The mikvah will be open at night, typically two to two and a half hours, Adler said.

Women will be able to schedule their appointments online or over the telephone. There will be a receptionist, two attendants and a cleaning woman staffing the mikvah. Each use will cost a woman $25.

“A new mikvah in this city is very important because you want the latest state-of-the-art finishes,” said Stark, who belongs to Green Road Synagogue. “You want a clean, nice, spa-like experience. You want it to feel fresh. You want to be excited to go. You don’t want to dread going to somewhere where maybe it’s not the cleanest or that there’s been issues with chlorine regulation and that’s not so pleasant for women. You don’t want to sit there and wait a long time when your kids are at home or you’re paying a babysitter. We’ve more or less guaranteed that there will be zero wait time, a pleasant experience, a clean experience, a spa-like experience.”

Stark said she wanted to work on the mikvah for several reasons.

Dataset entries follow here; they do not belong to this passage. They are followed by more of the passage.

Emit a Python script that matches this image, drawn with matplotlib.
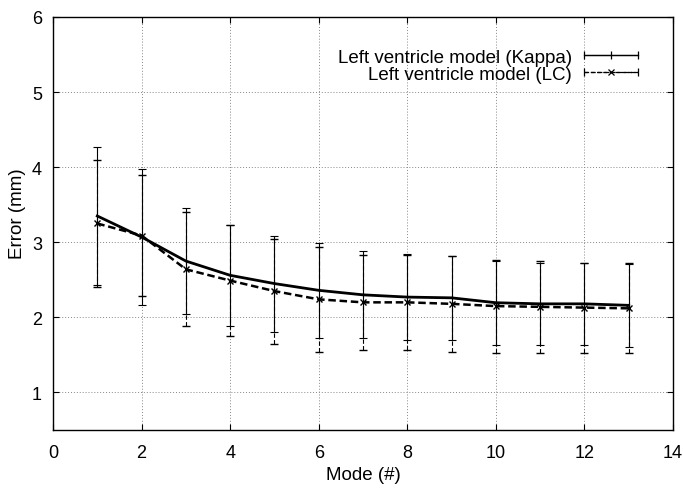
import numpy as np
import matplotlib.pyplot as plt
from matplotlib.container import ErrorbarContainer
from matplotlib.legend_handler import HandlerErrorbar

# mode index
modes = [1, 2, 3, 4, 5, 6, 7, 8, 9, 10, 11, 12, 13]

# Left ventricle model (Kappa)
kappa_mean = [3.35, 3.07, 2.75, 2.56, 2.45, 2.36, 2.30, 2.27, 2.26, 2.195, 2.18, 2.18, 2.16]
kappa_err = [0.92, 0.90, 0.71, 0.67, 0.64, 0.63, 0.58, 0.57, 0.56, 0.56, 0.55, 0.55, 0.55]

# Left ventricle model (LC)
lc_mean = [3.25, 3.09, 2.64, 2.49, 2.35, 2.24, 2.20, 2.20, 2.18, 2.15, 2.14, 2.13, 2.12]
lc_err = [0.85, 0.80, 0.76, 0.74, 0.70, 0.70, 0.63, 0.63, 0.64, 0.62, 0.61, 0.60, 0.60]

plt.rcParams['font.family'] = ['Liberation Sans', 'DejaVu Sans']
plt.rcParams['font.size'] = 13

fig = plt.figure(figsize=(6.83, 4.89), dpi=100)
ax = fig.add_axes([53 / 683, 1 - 431 / 489, 620 / 683, 413 / 489])

# Kappa: thick solid line, thin error bars
ax.errorbar(modes, kappa_mean, yerr=kappa_err, color='black', lw=2.0,
            elinewidth=0.8, capsize=3, capthick=0.8, zorder=3)

# LC: thick dashed line with x markers, dashed error bars
eb = ax.errorbar(modes, lc_mean, yerr=lc_err, color='black', lw=1.8, ls='--',
                 dashes=(3, 1.5), marker='x', ms=5, mew=1.0,
                 elinewidth=0.8, capsize=3, capthick=0.8, zorder=3)
eb[2][0].set_linestyle((0, (4, 2)))

# legend proxies drawn like gnuplot samples (horizontal bar with end caps)
h1 = ax.errorbar([np.nan], [np.nan], xerr=[1], color='black', lw=0.9,
                 marker='|', ms=6, mew=0.9, elinewidth=0.9, capsize=3, capthick=0.9)
h2 = ax.errorbar([np.nan], [np.nan], xerr=[1], color='black', lw=0.9, ls='--',
                 marker='x', ms=4.5, mew=0.9, elinewidth=0.9, capsize=3, capthick=0.9)
h2[2][0].set_linestyle((0, (3, 2)))
leg = ax.legend([h1, h2], ['Left ventricle model (Kappa)', 'Left ventricle model (LC)'],
                loc='upper right', bbox_to_anchor=(0.944, 0.923), frameon=False,
                markerfirst=False, numpoints=1, handlelength=2.9, handletextpad=0.64,
                labelspacing=0.0, fontsize=13.5, borderaxespad=0, borderpad=0,
                handler_map={ErrorbarContainer: HandlerErrorbar(xerr_size=1.45, numpoints=1)})
for t in leg.get_texts():
    t.set_ha('right')
leg._legend_box.align = 'right'

ax.set_xlim(0, 14)
ax.set_ylim(0.5, 6)
ax.set_xticks(range(0, 15, 2))
ax.set_yticks(range(1, 7))
ax.grid(True, color='#888888', ls=(0, (1, 2)), lw=0.7)
ax.tick_params(axis='both', direction='in', length=4.5, width=0.8, top=True, right=True)
ax.tick_params(axis='x', pad=10)
ax.tick_params(axis='y', pad=8)
for s in ax.spines.values():
    s.set_linewidth(1.0)

ax.set_xlabel('Mode (#)', fontsize=13.5)
ax.set_ylabel('Error (mm)', fontsize=13.5)
ax.xaxis.set_label_coords(0.5, -0.086)
ax.yaxis.set_label_coords(-0.044, 0.527)

fig.savefig('out.png', dpi=100)
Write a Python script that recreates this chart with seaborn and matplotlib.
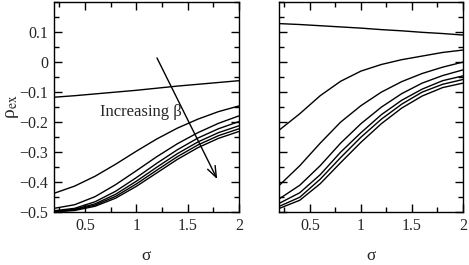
import numpy as np
import pandas as pd
import matplotlib
matplotlib.use('Agg')
import matplotlib.pyplot as plt
from matplotlib.ticker import MultipleLocator
import seaborn as sns

# sigma grid
sigma = [0.2, 0.4, 0.6, 0.8, 1.0, 1.2, 1.4, 1.6, 1.8, 2.0]

# left panel, curves from top to bottom (increasing beta)
left_b1 = [-0.117, -0.112, -0.106, -0.100, -0.094, -0.087, -0.080, -0.074, -0.068, -0.062]
left_b2 = [-0.437, -0.413, -0.380, -0.340, -0.297, -0.256, -0.220, -0.190, -0.165, -0.146]
left_b3 = [-0.487, -0.475, -0.448, -0.408, -0.362, -0.315, -0.272, -0.235, -0.204, -0.179]
left_b4 = [-0.495, -0.487, -0.465, -0.430, -0.385, -0.337, -0.292, -0.253, -0.222, -0.198]
left_b5 = [-0.497, -0.490, -0.472, -0.440, -0.397, -0.350, -0.305, -0.266, -0.235, -0.212]
left_b6 = [-0.498, -0.492, -0.476, -0.447, -0.406, -0.360, -0.315, -0.276, -0.245, -0.222]
left_b7 = [-0.499, -0.494, -0.480, -0.453, -0.414, -0.369, -0.324, -0.285, -0.254, -0.231]

# right panel
right_b1 = [0.128, 0.125, 0.121, 0.117, 0.113, 0.108, 0.104, 0.099, 0.095, 0.090]
right_b2 = [-0.226, -0.172, -0.112, -0.064, -0.030, -0.008, 0.008, 0.020, 0.032, 0.040]
right_b3 = [-0.410, -0.345, -0.270, -0.200, -0.145, -0.100, -0.065, -0.038, -0.017, 0.000]
right_b4 = [-0.455, -0.410, -0.345, -0.270, -0.205, -0.150, -0.105, -0.070, -0.045, -0.026]
right_b5 = [-0.470, -0.435, -0.375, -0.300, -0.235, -0.175, -0.127, -0.090, -0.062, -0.046]
right_b6 = [-0.480, -0.450, -0.390, -0.318, -0.250, -0.190, -0.140, -0.100, -0.074, -0.058]
right_b7 = [-0.487, -0.460, -0.405, -0.335, -0.267, -0.205, -0.153, -0.113, -0.085, -0.070]

xticks = [0.5, 1.0, 1.5, 2.0]
xtick_labels = ['0.5', '1', '1.5', '2']
yticks = [-0.5, -0.4, -0.3, -0.2, -0.1, 0.0, 0.1]
ytick_labels = ['\u22120.5', '\u22120.4', '\u22120.3', '\u22120.2', '\u22120.1', '0', '0.1']


def long_frame(curves):
    rows = []
    for i, vals in enumerate(curves):
        for s, v in zip(sigma, vals):
            rows.append({'sigma': s, 'rho': v, 'beta': i})
    return pd.DataFrame(rows)


left_df = long_frame([left_b1, left_b2, left_b3, left_b4, left_b5, left_b6, left_b7])
right_df = long_frame([right_b1, right_b2, right_b3, right_b4, right_b5, right_b6, right_b7])

sns.set_style('ticks')
plt.rcParams['font.family'] = ['Liberation Serif', 'DejaVu Serif']
plt.rcParams['mathtext.fontset'] = 'stix'

fig = plt.figure(figsize=(4.69, 2.65), dpi=100)
ax1 = fig.add_axes([0.1151, 0.199, 0.3945, 0.7935])
ax2 = fig.add_axes([0.5957, 0.199, 0.3915, 0.7935])

for ax, df in [(ax1, left_df), (ax2, right_df)]:
    sns.lineplot(data=df, x='sigma', y='rho', hue='beta', palette=['black'] * 7,
                 linewidth=1.0, legend=False, ax=ax)
    ax.set_xlim(0.2, 2.0)
    ax.set_ylim(-0.5, 0.2)
    ax.set_xticks(xticks)
    ax.set_xticklabels(xtick_labels)
    ax.set_yticks(yticks)
    ax.xaxis.set_minor_locator(MultipleLocator(0.25))
    ax.yaxis.set_minor_locator(MultipleLocator(0.05))
    ax.tick_params(which='both', direction='in', top=True, right=True,
                   width=1.0, color='black', labelsize=11.5, pad=4)
    ax.tick_params(which='major', length=6)
    ax.tick_params(which='minor', length=3.5)
    for sp in ax.spines.values():
        sp.set_linewidth(1.0)
        sp.set_color('black')
    ax.set_xlabel('\u03c3', fontsize=12.5, labelpad=10)
    ax.set_ylabel('')

ax1.set_yticklabels(ytick_labels)
ax2.set_yticklabels([])
ax1.set_ylabel('\u03c1$_{\\rm ex}$', fontsize=14)
ax1.yaxis.set_label_coords(-0.18, 0.5)

ax1.annotate('', xy=(1.80, -0.398), xytext=(1.19, 0.022),
             arrowprops=dict(arrowstyle='->,head_length=0.8,head_width=0.3',
                             color='black', lw=1.0))
ax1.text(1.05, -0.167, 'Increasing \u03b2', fontsize=12, ha='center', va='center')

fig.savefig('out.png', dpi=100)
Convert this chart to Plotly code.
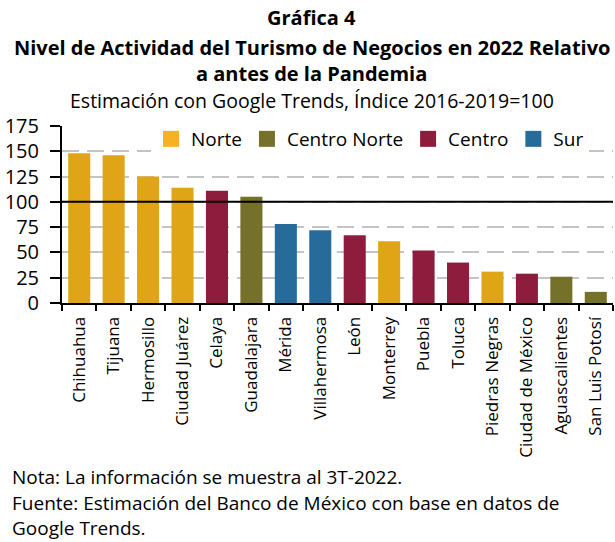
import plotly.graph_objects as go

cities = ["Chihuahua", "Tijuana", "Hermosillo", "Ciudad Juárez", "Celaya", "Guadalajara",
          "Mérida", "Villahermosa", "León", "Monterrey", "Puebla", "Toluca",
          "Piedras Negras", "Ciudad de México", "Aguascalientes", "San Luis Potosí"]
values = [148, 146, 125, 114, 111, 105, 78, 72, 67, 61, 52, 40, 31, 29, 26, 11]
regions = ["Norte", "Norte", "Norte", "Norte", "Centro", "Centro Norte",
           "Sur", "Sur", "Centro", "Norte", "Centro", "Centro",
           "Norte", "Centro", "Centro Norte", "Centro Norte"]
region_order = ["Norte", "Centro Norte", "Centro", "Sur"]
bar_colors = {"Norte": "#DFA516", "Centro Norte": "#75702A", "Centro": "#8E1C3C", "Sur": "#276B9A"}
legend_colors = {"Norte": "#F9B124", "Centro Norte": "#75702A", "Centro": "#8E1C3C", "Sur": "#276B9A"}
y_ticks = [0, 25, 50, 75, 100, 125, 150, 175]
ref_value = 100

FONT = "Open Sans"
W, H = 615, 542
L, R, T, B = 62, 2, 126, 239
PW, PH = W - L - R, H - T - B


def px_x(px):
    return (px - L) / PW


def px_y(py):
    return (H - B - py) / PH


fig = go.Figure()
for reg in region_order:
    xs = [c for c, r in zip(cities, regions) if r == reg]
    ys = [v for v, r in zip(values, regions) if r == reg]
    fig.add_trace(go.Bar(x=xs, y=ys, name=reg, marker_color=bar_colors[reg],
                         marker_line_width=0, showlegend=False))
for reg in region_order:
    fig.add_trace(go.Scatter(x=[None], y=[None], mode="markers", name=reg,
                             marker=dict(symbol="square", size=18, color=legend_colors[reg])))

fig.add_shape(type="line", xref="paper", yref="y", x0=0, x1=1, y0=ref_value, y1=ref_value,
              line=dict(color="black", width=2))

fig.update_layout(
    width=W, height=H,
    margin=dict(l=L, r=R, t=T, b=B),
    paper_bgcolor="white", plot_bgcolor="white",
    barmode="overlay", bargap=0.36,
    font=dict(family=FONT, color="black"),
    legend=dict(orientation="h", x=px_x(151), xanchor="left", y=px_y(139), yanchor="middle",
                bgcolor="white", font=dict(size=19, family=FONT), itemsizing="trace",
                tracegroupgap=0),
    xaxis=dict(categoryorder="array", categoryarray=cities, tickangle=-90,
               tickfont=dict(size=17, family=FONT), showline=True, linecolor="black", linewidth=2,
               ticks="outside", ticklen=6, tickcolor="black", tickwidth=1.5, tickson="boundaries",
               ticklabelstandoff=5,
               showgrid=False, range=[-0.5, len(cities) - 0.5]),
    yaxis=dict(range=[0, 175], tickvals=y_ticks, tickfont=dict(size=20, family=FONT),
               showline=True, linecolor="black", linewidth=2, ticks="outside", ticklen=10,
               tickcolor="black", tickwidth=1.5, showgrid=True, gridcolor="#C4C4C4",
               gridwidth=2, griddash="17px,8px", zeroline=False, ticklabelstandoff=7),
)

cx = px_x(W / 2 + 4)
titles = [
    ("<b>Gráfica 4</b>", 17, 20),
    ("<b>Nivel de Actividad del Turismo de Negocios en 2022 Relativo</b>", 47, 20),
    ("<b>a antes de la Pandemia</b>", 73, 20),
    ("Estimación con Google Trends, Índice 2016-2019=100", 100, 19.5),
]
for txt, py, sz in titles:
    fig.add_annotation(text=txt, xref="paper", yref="paper", x=cx, y=px_y(py),
                       xanchor="center", yanchor="middle", showarrow=False,
                       font=dict(size=sz, family=FONT))

notes = [
    ("Nota: La información se muestra al 3T-2022.", 477),
    ("Fuente: Estimación del Banco de México con base en datos de", 503),
    ("Google Trends.", 528),
]
for txt, py in notes:
    fig.add_annotation(text=txt, xref="paper", yref="paper", x=px_x(10), y=px_y(py),
                       xanchor="left", yanchor="middle", showarrow=False,
                       font=dict(size=19, family=FONT))

fig.write_html("out.html", config={"displayModeBar": False},
               post_script="document.body.style.margin='0';")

“I was excited to participate because it was a project for the women,” said the mother of five and Beachwood resident. “This is not going to be a mikvah for men. This is not a mikvah for dishes, and it was really important to back up something that was just for women. The committees were women, one of the main architects was a woman. And the women worked on the design and they worked on the finishes, and they were very heavily involved in discussions and conversations from the architecture and planning stage through the social media, through the marketing through the finished project.”